В сочинении по археологии нельзя говорить о римских императорах, что они убиты, — велено писать: „погибли“; а греческое слово демос — народ — заменять русским словом граждане.

И опять вспоминается Магницкий, который доказывал некогда, что книга профессора Куницына, „Естественное право“, напечатанная в Петербурге, произвела революцию в Неаполе.

О книге „Проделки на Кавказе“ военный министр заметил Дубельту: „Книга эта уже тем вредна, что в ней что ни строчка, то правда“.

Тот же Дубельт вызвал Булгарина за неодобрительный отзыв о петербургской погоде:

„— О чем ты там нахрюкал? Климат царской резиденции бранить? Смотри!“

Когда за философские письма Чаадаева запрещен был „Телескоп“, издателей петербургских журналов вызвали в цензурный комитет: „все они вошли, согнувшись, со страхом на лицах, как школьники“.

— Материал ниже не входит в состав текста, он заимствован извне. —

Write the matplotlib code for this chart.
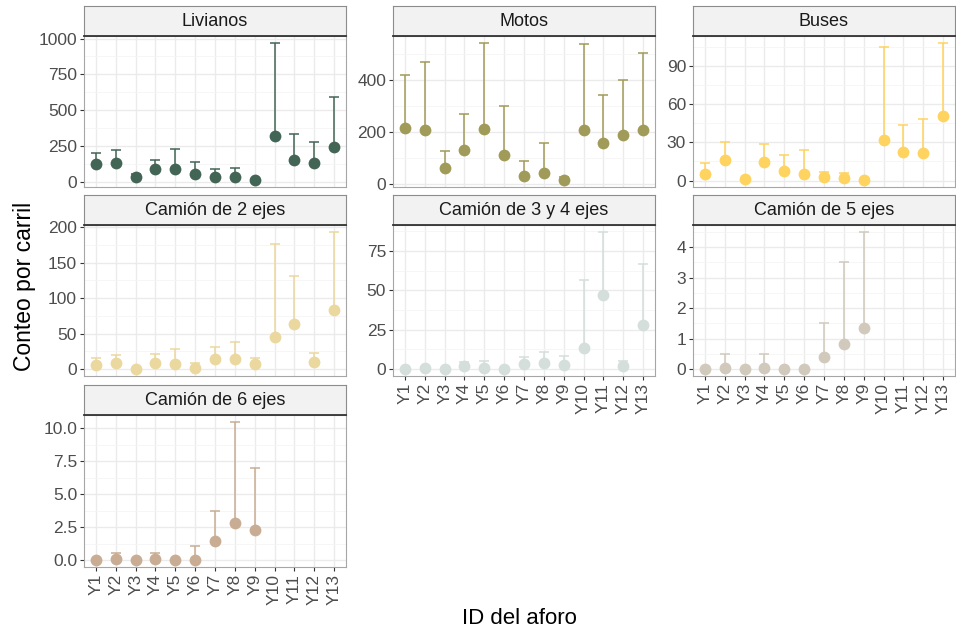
import numpy as np
import matplotlib
matplotlib.use("Agg")
import matplotlib.pyplot as plt
from matplotlib.ticker import FixedLocator, FormatStrFormatter

plt.rcParams['font.family'] = ['Liberation Sans', 'DejaVu Sans']

aforos = ['Y1', 'Y2', 'Y3', 'Y4', 'Y5', 'Y6', 'Y7', 'Y8', 'Y9', 'Y10', 'Y11', 'Y12', 'Y13']
nan = np.nan

# conteo medio por carril (punto) y limite superior (barra)
livianos = [120, 130, 35, 90, 85, 55, 30, 35, 10, 320, 150, 130, 245]
livianos_sup = [200, 222, 55, 152, 225, 140, 85, 95, 15, 970, 335, 275, 590]

motos = [212, 207, 61, 129, 209, 111, 29, 42, 13, 207, 157, 186, 207]
motos_sup = [418, 469, 124, 268, 541, 297, 86, 156, 26, 536, 340, 399, 502]

buses = [5.2, 16, 1, 14.7, 7.6, 5.2, 2.6, 1.6, 0.3, 31.7, 22.2, 21.5, 51]
buses_sup = [13.9, 30.4, 2, 28.8, 19.9, 24.1, 6.8, 6, 0.5, 104.7, 43.2, 48.2, 108]

c2 = [6, 8, 0, 9, 7.5, 2.3, 14, 14.5, 7.5, 45.4, 64, 10, 83]
c2_sup = [15.5, 19.7, 0.5, 21.5, 28, 8.4, 31.4, 38.9, 15.5, 177, 131, 23.4, 193.4]

c34 = [0, 0.6, 0, 1.7, 0.6, 0, 3.2, 3.8, 2.5, 13.5, 46.9, 1.7, 27.7]
c34_sup = [0, 1.5, 0, 4.6, 5.3, 0, 7.4, 11, 8.2, 56.6, 87, 5.3, 66.6]

c5 = [0, 0.03, 0, 0.03, 0, 0, 0.39, 0.84, 1.36, nan, nan, nan, nan]
c5_sup = [0, 0.5, 0, 0.5, 0, 0, 1.5, 3.51, 4.5, nan, nan, nan, nan]

c6 = [0, 0.08, 0, 0.05, 0, 0.03, 1.42, 2.82, 2.29, nan, nan, nan, nan]
c6_sup = [0, 0.5, 0, 0.5, 0, 1.04, 3.74, 10.48, 7.0, nan, nan, nan, nan]

paneles = [
    ('Livianos', livianos, livianos_sup, '#436556', [0, 250, 500, 750, 1000], '%d'),
    ('Motos', motos, motos_sup, '#A19B59', [0, 200, 400], '%d'),
    ('Buses', buses, buses_sup, '#FFD35F', [0, 30, 60, 90], '%d'),
    ('Camión de 2 ejes', c2, c2_sup, '#EBD89F', [0, 50, 100, 150, 200], '%d'),
    ('Camión de 3 y 4 ejes', c34, c34_sup, '#D4DFDB', [0, 25, 50, 75], '%d'),
    ('Camión de 5 ejes', c5, c5_sup, '#D1CABC', [0, 1, 2, 3, 4], '%d'),
    ('Camión de 6 ejes', c6, c6_sup, '#C8AD94', [0, 2.5, 5.0, 7.5, 10.0], '%.1f'),
]

W, H = 956, 631
fig = plt.figure(figsize=(W / 100, H / 100), dpi=100)

col_left = [84, 393, 693]
panel_w = 262
strip_top = [6, 195, 385]
strip_h = 30
panel_h = [151, 151, 152]
con_eje_x = {4, 5, 6}

x = np.arange(1, len(aforos) + 1)

for i, (titulo, y, ysup, color, ticks, fmt) in enumerate(paneles):
    fila, col = divmod(i, 3)
    left = col_left[col]
    top = strip_top[fila] + strip_h
    ax = fig.add_axes([left / W, 1 - (top + panel_h[fila]) / H, panel_w / W, panel_h[fila] / H])
    sax = fig.add_axes([left / W, 1 - top / H, panel_w / W, strip_h / H])

    y = np.array(y, dtype=float)
    ysup = np.array(ysup, dtype=float)
    for xi, lo, hi in zip(x, y, ysup):
        if np.isnan(lo):
            continue
        ax.plot([xi, xi], [lo, hi], color=color, lw=1.1, zorder=3, solid_capstyle='butt')
        ax.plot([xi - 0.25, xi + 0.25], [hi, hi], color=color, lw=1.1, zorder=3, solid_capstyle='butt')
    ax.plot(x, y, 'o', color=color, ms=8.5, mec='none', zorder=4)

    lo = np.nanmin(y)
    hi = np.nanmax(ysup)
    pad = (hi - lo) * 0.05
    ax.set_ylim(lo - pad, hi + pad)
    ax.set_xlim(0.4, 13.6)

    ax.yaxis.set_major_locator(FixedLocator(ticks))
    paso = ticks[1] - ticks[0]
    menores = np.arange(ticks[0] - paso / 2, hi + pad + paso, paso)
    ax.yaxis.set_minor_locator(FixedLocator(menores))
    ax.yaxis.set_major_formatter(FormatStrFormatter(fmt))
    ax.set_xticks(x)
    ax.grid(True, which='major', color='#EBEBEB', lw=1.0, zorder=0)
    ax.grid(True, which='minor', axis='y', color='#F5F5F5', lw=0.6, zorder=0)
    ax.set_axisbelow(True)
    ax.tick_params(axis='y', which='major', length=3, width=0.8, color='#333333',
                   labelsize=12.5, labelcolor='#4D4D4D', pad=2)
    ax.tick_params(axis='y', which='minor', length=0)
    if i in con_eje_x:
        ax.set_xticklabels(aforos, rotation=90)
        ax.tick_params(axis='x', length=3, width=0.8, color='#333333',
                       labelsize=12.5, labelcolor='#4D4D4D', pad=2)
    else:
        ax.tick_params(axis='x', length=0, labelbottom=False)
    for s in ax.spines.values():
        s.set_color('#A6A6A6')
        s.set_linewidth(0.8)

    sax.set_xticks([])
    sax.set_yticks([])
    sax.set_facecolor('#F2F2F2')
    for s in sax.spines.values():
        s.set_color('#8C8C8C')
        s.set_linewidth(0.8)
    sax.spines['bottom'].set_color('#333333')
    sax.spines['bottom'].set_linewidth(1.3)
    sax.text(0.5, 0.47, titulo, ha='center', va='center', fontsize=13,
             color='#1A1A1A', transform=sax.transAxes)

fig.text(25 / W, 1 - 286 / H, 'Conteo por carril', rotation=90, ha='center', va='center',
         fontsize=16.5, color='black')
fig.text(519 / W, 1 - 618 / H, 'ID del aforo', ha='center', va='center',
         fontsize=16, color='black')

fig.savefig('out.png', dpi=100, facecolor='white')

Цензоров тошнит от цензуры: „Цензура теперь хуже квартальных надзирателей. Из цензуры сделали съезжую и обращаются с мыслями, как с ворами и пьяницами. Тьфу! Что же мы, наконец, будем делать в России? Пить и буянить?“

На похоронах Пушкина обманули народ: сказали, что отпевать будут в Исаакиевском соборе, и ночью, тайком, перенесли тело в Конюшенную церковь. Бенкендорф убедил государя, что готовится манифестация; по улицам стояли военные пикеты, и в толпе шныряло множество сыщиков. Точно так же тайком увезли тело в деревню.

Жена Никитенко на одной станции, неподалеку от Петербурга, увидела простую телегу, на телеге солому, под соломой гроб, обернутый рогожей. Три жандарма на почтовом дворе хлопотали о том, чтобы скорее перепрячь курьерских лошадей и скакать дальше с гробом.

— Что это такое? — спросила она у одного из находившихся здесь крестьян.

— А Бог его знает что! Вишь, какой-то Пушкин убит, и его мчат на почтовых в рогоже и соломе, прости Господи, — как собаку…

„Чтобы все, найденное мною неприличным, было исключено“, — постановил Николай I о посмертном издании Пушкина.

Так похоронили того, кто сравнивал Николая I с Петром Великим и завещал, умирая: „Скажите государю, что мне жаль умереть, — был бы весь его“.

Когда умер Гоголь, Погодина отдали под надзор полиции за то, что он выпустил свой журнал с черной каймою, а председатель цензурного комитета объявил, что не будет пропускать похвальных статей Гоголю — „лакейскому писателю“.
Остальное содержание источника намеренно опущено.